Thanks so much for sharing! Learning would be much harder without tips like this! Thank you.

I'd definitely like to give a try myself, which implies I need to organize a trip to Bratislava soon!

...and me too I found "warrior of times" breathtaking!


----------



## ScottyP (Jul 3, 2013)

Couldn't resist. The name makes me think of the movie Eurotrip.

Bratislava, Slovakia

Clearly the real place is a lot more beautiful than the clip.


----------



## Stig (Jul 3, 2013)

ScottyP said:


> Couldn't resist. The name makes me think of the movie Eurotrip.
> 
> Bratislava, Slovakia
> 
> Clearly the real place is a lot more beautiful than the clip.



ye, ye, eurotrip, there we go again : 
I'm sure everybody around loved that part of the movie 

however I can not resist either... you know, Scotty... to find it a bit amusing that "Scotty" is referencing this movie   Scotty Doesn't Know


----------



## Stig (Jul 3, 2013)

alfredo said:


> Thanks so much for sharing! Learning would be much harder without tips like this!

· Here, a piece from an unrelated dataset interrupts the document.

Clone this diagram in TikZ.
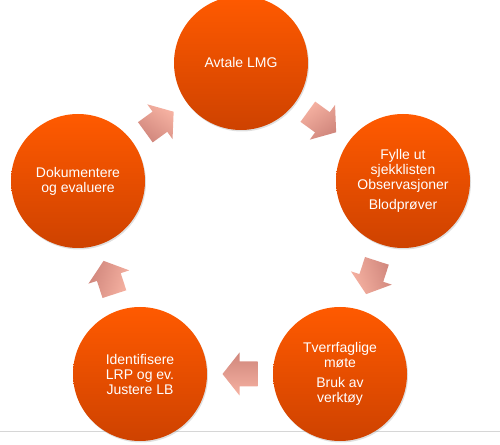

Thank you.
> 
> I'd definitely like to give a try myself, which implies I need to organize a trip to Bratislava soon!
> 
> ...and me too I found "warrior of times" breathtaking!



 welcome


----------



## cid (Jul 4, 2013)

Stig said:


> That said, should you want to have a go at it yourself, cid’s trick with hiding the building in perspective is great and, should I try to redo this, I would go a bit earlier in the day, so there is a bit more color in the sky (ehm, blue hour  )



well, I used 100mm LIS macro exposure was about 20s as well
about blue hour - it was shot in winter after work, so I missed it 



ScottyP said:


> Couldn't resist. The name makes me think of the movie Eurotrip.
> 
> Bratislava, Slovakia
> 
> Clearly the real place is a lot more beautiful than the clip.


funny thing about Bratislava in eurotrip is, that the filming of "Bratislava" in that movie took place in Czech Republik and even there they picked the worst looking place possible


----------



## alexanderferdinand (Jul 5, 2013)

In a few hours I will be there.
Very curious.


----------



## cid (Jul 17, 2013)

dilbert said:


> Well at least cid's two pictures are good. Bratislava is quite small and the rest just look like the typical tourist snaps.


thanks, two is always better then none 
I'm interested which two you like?


----------